During most of his tenure in the Senate Connally was a member of the Senate Foreign Relations Committee, and served as chairman from 1941 to 1947, and 1949 to 1953. As Chairman of the Senate Foreign Relations Committee, he was instrumental in the ratification of the treaty creating the North Atlantic Treaty Organization.

He was also a member and vice-chairman of the United Nations Conference on International Organization in 1945 that chartered the United Nations. He authored the noted “Connally Amendment,” which amended the U.S. ratification of the U.N. charter to bar the International Court of Justice from having jurisdiction over domestic matters “as determined by the United States.”

In 1953, Connally retired from the Senate, ending his career in national politics.

Harold Cooley

Harold Cooley, was a member of the U.S. House of Representatives from North Carolina for 32 years (1934 to 1966). Harold is the longest-serving United States House Committee on Agriculture chairman in history.

Prentice Cooper

William Prentice Cooper, Jr. served as the Governor of Tennessee for 6 years (1939 to 1945). Prentice led Tennessee’s efforts to prepare for World War II, having over 300,000 men join the cause. Cooper later served as the U.S. Ambassador to Peru.

Robert Corbett

Robert Corbett is former U.S Representative from Pennsylvania. He was first elected as a Republican to the Seventy-sixth Congress (January 3, 1939 – January 3, 1941). After being unsuccessful candidate for reelection in 1940, he served on the staff of Senator James J. Davis in Pittsburgh. He was then elected to the Seventy-ninth Congresses and served from January 3, 1945, until his death in Pittsburgh, Pennsylvania, April 25, 1971.

Jon Corzine

Jon Stevens Corzine is an American financial executive and former politician.
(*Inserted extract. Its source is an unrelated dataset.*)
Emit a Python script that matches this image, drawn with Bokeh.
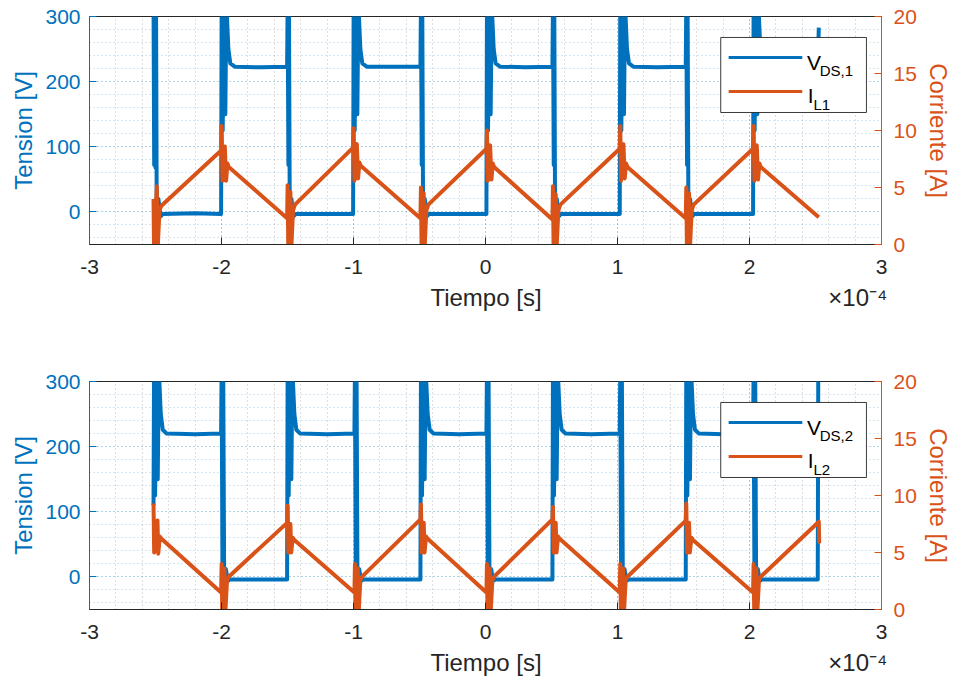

A Democrat, he was a United States Senator from New Jersey from 2001 to 2006 and was the 54th Governor of New Jersey from 2006 to 2010. He also worked as CEO of Goldman Sachs during the 1990s and was CEO of MF Global from 2010 to 2011.

Corzine began his career in banking and finance. In the early and mid-1970s, he worked for Midwestern banks (Continental-Illinois National Bank in Chicago, Illinois and BancOhio National Bank in Columbus, Ohio) during and after his Master of Business Administration (MBA) studies at the University of Chicago Booth School of Business. In 1975 he moved to New Jersey to work for Goldman Sachs. He became Chairman and CEO of Goldman Sachs and the leading advocate in the firm’s decision to go public.

Corzine served five years of a six-year U.S. Senate term representing New Jersey before being elected governor in 2005. He was defeated for re-election in 2009 by Republican Chris Christie.